Updated: Aug. 17, 2019
Originally Published: November 19, 2017
Growing up in the early ’80s, my childhood was filled with carefree afternoons spent outdoors with neighborhood friends. Sure, there were a few kids from my mom’s circle of teacher friends, and we would enjoy sunny summer days in our backyard, but most of my playtime revolved around the other kids in my neighborhood.
Now, I find myself living on a hillside, surrounded by a few acres of semi-rural land. Even if I lived in a bustling neighborhood, the reality wouldn’t be much different. Friends of mine in suburban settings face the same dilemma: we must schedule playdates for our kids to form friendships.
It feels inherently unfair to everyone involved. My child has a limited circle of friends compared to the vibrant group I had during my own childhood. Back then, it was common for a friendship to blossom simply because our parents were close, rather than needing a structured playdate to facilitate interaction.

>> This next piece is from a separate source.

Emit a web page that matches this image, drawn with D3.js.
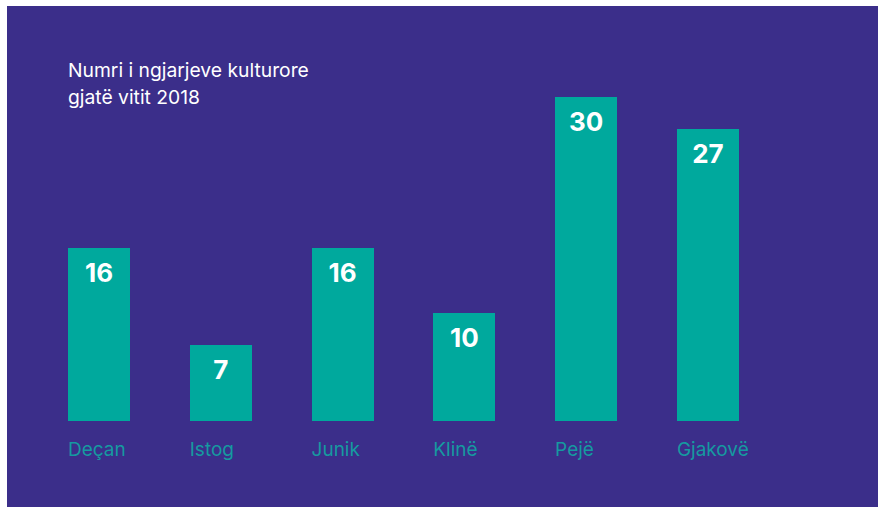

The essence of childhood has shifted from spontaneous play with the kid next door to scheduled meet-ups, where we awkwardly engage in small talk while our children interact for a few hours. After these brief encounters, we return home, often across town, missing out on the natural connections that once flourished.
Reflecting on my own childhood, the most cherished moments were those evenings when the sky darkened, and the magic of hide-and-seek became truly thrilling in that perfect twilight glow. In the winter, snow would blanket the ground, and my friend from across the street would come over to play dolls in the cozy warmth of my room. We were inseparable, and our moms hardly needed to spend time together for us to forge those lifelong bonds.

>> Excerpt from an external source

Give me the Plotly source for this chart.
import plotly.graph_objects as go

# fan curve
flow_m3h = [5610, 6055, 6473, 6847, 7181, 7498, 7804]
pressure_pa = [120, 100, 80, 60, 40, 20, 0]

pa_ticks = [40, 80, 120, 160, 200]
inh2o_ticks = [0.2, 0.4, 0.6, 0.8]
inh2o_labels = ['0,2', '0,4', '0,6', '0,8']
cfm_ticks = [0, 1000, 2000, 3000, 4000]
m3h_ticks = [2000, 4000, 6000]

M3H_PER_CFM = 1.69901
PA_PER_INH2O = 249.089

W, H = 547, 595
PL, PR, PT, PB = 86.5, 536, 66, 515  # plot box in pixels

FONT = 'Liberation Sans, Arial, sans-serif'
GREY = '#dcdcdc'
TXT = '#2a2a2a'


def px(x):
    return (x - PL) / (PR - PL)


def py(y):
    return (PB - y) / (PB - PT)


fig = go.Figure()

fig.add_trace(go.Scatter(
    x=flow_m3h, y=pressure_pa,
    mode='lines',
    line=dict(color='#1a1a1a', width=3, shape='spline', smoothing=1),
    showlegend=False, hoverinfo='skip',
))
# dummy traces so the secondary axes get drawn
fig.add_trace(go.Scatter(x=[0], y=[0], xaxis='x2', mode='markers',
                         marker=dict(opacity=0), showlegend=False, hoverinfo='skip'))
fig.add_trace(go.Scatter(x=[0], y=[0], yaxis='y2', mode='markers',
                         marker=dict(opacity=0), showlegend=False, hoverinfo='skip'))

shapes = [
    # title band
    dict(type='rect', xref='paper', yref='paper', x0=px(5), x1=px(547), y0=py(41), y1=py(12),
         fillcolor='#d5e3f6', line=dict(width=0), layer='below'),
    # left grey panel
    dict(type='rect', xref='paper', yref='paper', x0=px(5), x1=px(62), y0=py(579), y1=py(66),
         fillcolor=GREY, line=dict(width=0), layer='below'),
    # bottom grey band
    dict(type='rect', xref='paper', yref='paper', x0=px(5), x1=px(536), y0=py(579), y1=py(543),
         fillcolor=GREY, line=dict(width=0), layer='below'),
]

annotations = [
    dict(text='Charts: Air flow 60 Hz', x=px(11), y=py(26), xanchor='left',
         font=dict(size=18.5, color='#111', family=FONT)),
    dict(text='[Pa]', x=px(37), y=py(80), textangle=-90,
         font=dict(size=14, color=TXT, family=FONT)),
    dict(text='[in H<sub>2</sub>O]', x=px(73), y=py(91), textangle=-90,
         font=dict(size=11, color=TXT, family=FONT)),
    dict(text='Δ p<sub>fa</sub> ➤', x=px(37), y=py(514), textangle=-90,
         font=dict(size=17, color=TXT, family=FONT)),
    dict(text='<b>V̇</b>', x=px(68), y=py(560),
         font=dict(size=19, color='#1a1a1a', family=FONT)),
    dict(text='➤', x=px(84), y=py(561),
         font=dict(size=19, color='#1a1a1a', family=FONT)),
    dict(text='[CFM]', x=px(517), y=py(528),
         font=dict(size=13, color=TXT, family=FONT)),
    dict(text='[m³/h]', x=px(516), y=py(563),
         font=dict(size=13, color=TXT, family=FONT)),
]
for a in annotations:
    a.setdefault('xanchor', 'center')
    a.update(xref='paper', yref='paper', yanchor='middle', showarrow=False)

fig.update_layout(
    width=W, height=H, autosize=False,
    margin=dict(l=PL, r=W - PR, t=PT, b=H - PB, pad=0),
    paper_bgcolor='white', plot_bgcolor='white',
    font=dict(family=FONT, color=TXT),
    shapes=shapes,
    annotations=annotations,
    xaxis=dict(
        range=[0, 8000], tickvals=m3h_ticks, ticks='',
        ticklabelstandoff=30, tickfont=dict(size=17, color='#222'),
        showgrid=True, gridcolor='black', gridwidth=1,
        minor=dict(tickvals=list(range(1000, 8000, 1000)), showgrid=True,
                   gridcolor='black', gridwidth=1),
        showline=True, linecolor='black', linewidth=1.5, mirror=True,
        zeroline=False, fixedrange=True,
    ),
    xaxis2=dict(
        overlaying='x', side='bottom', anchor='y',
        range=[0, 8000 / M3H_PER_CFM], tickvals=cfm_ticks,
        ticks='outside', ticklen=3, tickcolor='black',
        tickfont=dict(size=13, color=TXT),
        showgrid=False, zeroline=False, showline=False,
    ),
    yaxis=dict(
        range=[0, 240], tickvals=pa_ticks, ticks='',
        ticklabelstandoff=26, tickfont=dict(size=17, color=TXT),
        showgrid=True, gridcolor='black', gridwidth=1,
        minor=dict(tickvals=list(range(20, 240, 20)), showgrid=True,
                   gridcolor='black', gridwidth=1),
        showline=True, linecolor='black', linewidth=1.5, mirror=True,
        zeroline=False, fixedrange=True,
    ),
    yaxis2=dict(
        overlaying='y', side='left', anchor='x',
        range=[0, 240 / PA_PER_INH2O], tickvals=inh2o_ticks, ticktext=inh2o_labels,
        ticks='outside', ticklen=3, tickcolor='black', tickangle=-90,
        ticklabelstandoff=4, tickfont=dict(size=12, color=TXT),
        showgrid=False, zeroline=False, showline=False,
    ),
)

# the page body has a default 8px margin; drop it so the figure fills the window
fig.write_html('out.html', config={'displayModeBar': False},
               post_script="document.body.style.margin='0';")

I’m not suggesting there’s anything inherently wrong with today’s “playdate culture.” I understand that times have changed, and I don’t expect them to revert to the past. Yet, I can’t help but feel a twinge of sadness for my daughter, who is missing out on the close friendships I enjoyed. It often feels like my fault that she’s lacking those connections.

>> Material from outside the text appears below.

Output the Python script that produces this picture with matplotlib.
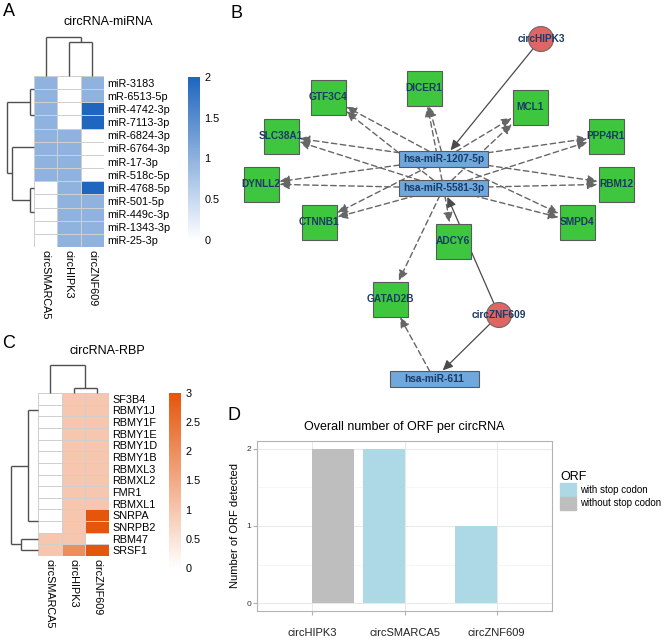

She doesn’t have lifelong friends because I don’t. This is a common sentiment among modern mothers. My friendships were rooted in proximity and spontaneous play, not in the necessity of scheduling. And that’s a poignant realization.
We no longer live in a world where children roam freely on bikes with a curfew of “before dark.” The world appears much scarier than it did in the ’80s. While it wasn’t perfect back then, the rise of the Internet has introduced us to a vast array of knowledge about crime and safety, making us more cautious about our surroundings. Unlike the vibrant styles of the ’80s, the concept of playdates seems to be here to stay.
As I watch my daughter playing with her little sister and reading to her dolls, I frequently feel a sense of regret. It feels like an uphill battle when my baby’s nap schedule doesn’t align with another mother’s, or when I pick my child up from school at a time that doesn’t coincide with her availability. Eventually, we just give up trying to make play happen.
I miss the idea of a gaggle of children playing freely in the backyard, while another mom watches from her home, without the need for a formal invitation. I sometimes wonder if my hillside living is to blame for this disconnect. However, conversations with other moms, even those in close-knit communities, reveal they, too, rely on playdates.
We all know families who live in those picturesque neighborhoods, leaving their doors unlocked and allowing their kids to bike down the street to friends’ houses. But for most of us, this is far from reality. Instead, we find ourselves discussing the appropriateness of wine during playdates or the logistics of visiting while a baby naps. “I have time from 2 to 4 on Tuesday, or after 10 on Wednesday,” we say, trying to coordinate amidst busy schedules.
The world has changed since my childhood, and my children’s experiences are vastly different as well. While I generally accept this, there are moments when I wish it were different. It feels unjust that I must become a social planner for my child to form friendships.
Nevertheless, I will continue trying. I will seek out other parents with kids of similar ages and push myself to connect with those I wouldn’t normally approach. I want my daughter, the social butterfly that she is, to have more opportunities to spread her wings. Yet, I also remind myself that her childhood is unique and doesn’t need to mirror my own.
She doesn’t know what she’s missing, and perhaps that’s the saddest truth of all.